The Prix Pictet jury has announced 12 finalists for the sixth edition of the prestigious photography award, which honors work that promotes discussion of social issues.
Ilit Azoulay, Valérie Belin, Matthew Brandt, Maxim Dondyuk, Alixandra Fazzina, Ori Gersht, John Gossage, Pieter Hugo, Gideon Mendel, Sophie Ristelhueber, Brent Stirton and Yongliang Yang were shortlisted by a jury of eight as the finalists of the international award. Each year the commission presents a different theme, this year’s being Disorder.
“We wanted a theme that sort of captures the moment,” says Michael Benson, director of Prix Pictet. “Disorder seems to us to be particularly appropriate now.”
The finalists have addressed the theme in various ways, whether depicting human trafficking and immigration crises (as in the long-term project A Million Shillings: Escape from Somalia by Alixandra Fazzina), reporting on the killing of bees (as in Honeybees by American photographer Matthew Brandt) or imaging artificial cities (as in the work by Yongliang Yang, Artificial Wonderland).
“Each of the photographers’ work speaks in some way to the theme of the prize in very interesting and noble ways,” Benson tells TIME.
A panel of nominators suggested the photographers and the jury spent six months reviewing about 400 portfolios. They considered a journalistic approach, but also praised creative and artistic qualities. Rather than the individual pictures, however, what matters most is the series as a whole and whether it is fully representative of the prize’s theme, Benson further explains.

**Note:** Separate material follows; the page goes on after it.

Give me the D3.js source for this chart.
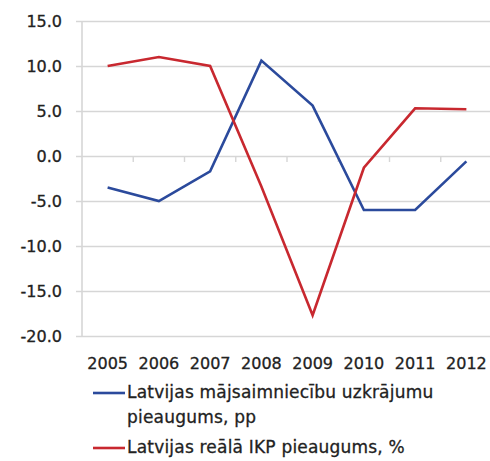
<!DOCTYPE html>
<html>
<head>
<meta charset="utf-8">
<script src="https://cdn.jsdelivr.net/npm/d3@7"></script>
<style>
  html, body { margin: 0; padding: 0; background: #fff; }
  svg { display: block; }
  text { font-family: "DejaVu Sans", Verdana, sans-serif; fill: #222; stroke: #222; stroke-width: 0.3px; }
</style>
</head>
<body>
<svg id="chart" width="490" height="461"></svg>
<script>
// Years on the category axis
const years = ["2005", "2006", "2007", "2008", "2009", "2010", "2011", "2012"];
// Household savings growth, pp
const savings = [-3.5, -5.0, -1.7, 10.6, 5.6, -6.0, -6.0, -0.6];
// Real GDP growth, %
const gdp = [10.0, 11.0, 10.0, -3.4, -17.7, -1.3, 5.3, 5.2];
// Value axis ticks
const yTicks = [15, 10, 5, 0, -5, -10, -15, -20];
// Legend entries
const legendItems = [
  { lines: ["Latvijas mājsaimniecību uzkrājumu", "pieaugums, pp"], color: "#2b4a9c" },
  { lines: ["Latvijas reālā IKP pieaugums, %"], color: "#c8282f" }
];
const seriesList = [
  { values: savings, color: "#2b4a9c" },
  { values: gdp, color: "#c8282f" }
];

const svg = d3.select("#chart");

const x = d3.scaleBand().domain(years).range([82, 492]);
const y = d3.scaleLinear().domain([-20, 15]).range([336, 21]);

// Plain hyphen for negatives, one decimal
const fmt = d => d.toFixed(1);

// Horizontal gridlines with short ticks left of the value axis
const yAxis = d3.axisLeft(y)
  .tickValues(yTicks)
  .tickSize(-410)
  .tickSizeOuter(0)
  .tickPadding(20)
  .tickFormat(fmt);

const gy = svg.append("g")
  .attr("transform", "translate(82,0)")
  .call(yAxis);
gy.select(".domain").remove();
gy.selectAll(".tick line")
  .attr("x1", -6)
  .attr("stroke", "#d6d6d6")
  .attr("stroke-width", 1.6);
gy.selectAll(".tick text")
  .attr("x", -20)
  .style("font-size", "16px")
  .style("font-family", "'DejaVu Sans', Verdana, sans-serif")
  .attr("fill", "#222");

// Vertical value axis line
svg.append("line")
  .attr("x1", 82).attr("x2", 82)
  .attr("y1", y(15)).attr("y2", y(-20))
  .attr("stroke", "#d6d6d6")
  .attr("stroke-width", 1.6);

// Category axis sitting on zero, tick marks at band edges
const edges = years.map(d => x(d)).concat([x(years[years.length - 1]) + x.bandwidth()]);
svg.append("g")
  .selectAll("line")
  .data(edges.slice(1))
  .join("line")
  .attr("x1", d => d).attr("x2", d => d)
  .attr("y1", y(0)).attr("y2", y(0) + 6)
  .attr("stroke", "#d6d6d6")
  .attr("stroke-width", 1.4);

// Category labels below the plot
svg.append("g")
  .selectAll("text")
  .data(years)
  .join("text")
  .attr("x", d => x(d) + x.bandwidth() / 2)
  .attr("y", 369)
  .attr("text-anchor", "middle")
  .style("font-size", "16px")
  .text(d => d);

// Series lines
const line = d3.line()
  .x((d, i) => x(years[i]) + x.bandwidth() / 2)
  .y(d => y(d));

svg.append("g")
  .selectAll("path")
  .data(seriesList)
  .join("path")
  .attr("d", s => line(s.values))
  .attr("fill", "none")
  .attr("stroke", s => s.color)
  .attr("stroke-width", 2.6)
  .attr("stroke-linejoin", "miter");

// Legend
const legendTops = [398, 453];
const lineH = 25;
legendItems.forEach((item, i) => {
  const base = legendTops[i];
  svg.append("line")
    .attr("x1", 93).attr("x2", 125)
    .attr("y1", base - 5).attr("y2", base - 5)
    .attr("stroke", item.color)
    .attr("stroke-width", 2.6);
  item.lines.forEach((t, j) => {
    svg.append("text")
      .attr("x", 127)
      .attr("y", base + j * lineH)
      .style("font-size", "17px")
      .style("letter-spacing", "0.2px")
      .text(t);
  });
});
</script>
</body>
</html>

The photographers, like South African photographer Gideon Mendel, appreciate that. Mendel’s long-term project Drowning World is about the consequences of flooding in different parts of the globe. “On one level [Drowning World] is my response to climate change, and in many ways [is] a metaphorical sense of the world that could be drowning,” he says. “The images are often quite calm and peaceful but they do reflect a deeper disorder.”
The finalists’ works will be showcased at the Musée d’Art Moderne da la Ville de Paris for a month-long exhibition starting Nov. 12, 2015. Prix Pictet honorary president Kofi Annan will announce the winner during the opening night. The winner will be granted a monetary compensation of 100,000 Swiss francs (approximately $105,900). The Pictet Group partners will also assign a commissioned work to one of the finalists, for a region where Pictet is involved in a sustainability project. Later in January 2016, the exhibition will be off to a yearlong world tour, stopping in Rome, Barcelona and Shanghai among the other cities.
But for some of the finalists, the exposure and money is just part of the value of the prize.
“It’s a great honor for me to become [one of] the finalists at Prix Pictet. It is very important for me,” says Maxim Dondyuk, a Ukrainian photographer whose body of work, Culture of the Confrontation, chronicles the violent clashes between police and protesters in Euromaidan during the 2014 protests in his homeland. For Dondyuk the prize represents an encouragement, and the knowledge that people from the industry believe in him. “I want people to see through my photography something more important, to associate it with their memories from reading books, music and their own life,” Dondyuk told TIME in an email. “After Prix Pictet chose me as a finalist, believed in me… I’m gaining confidence.”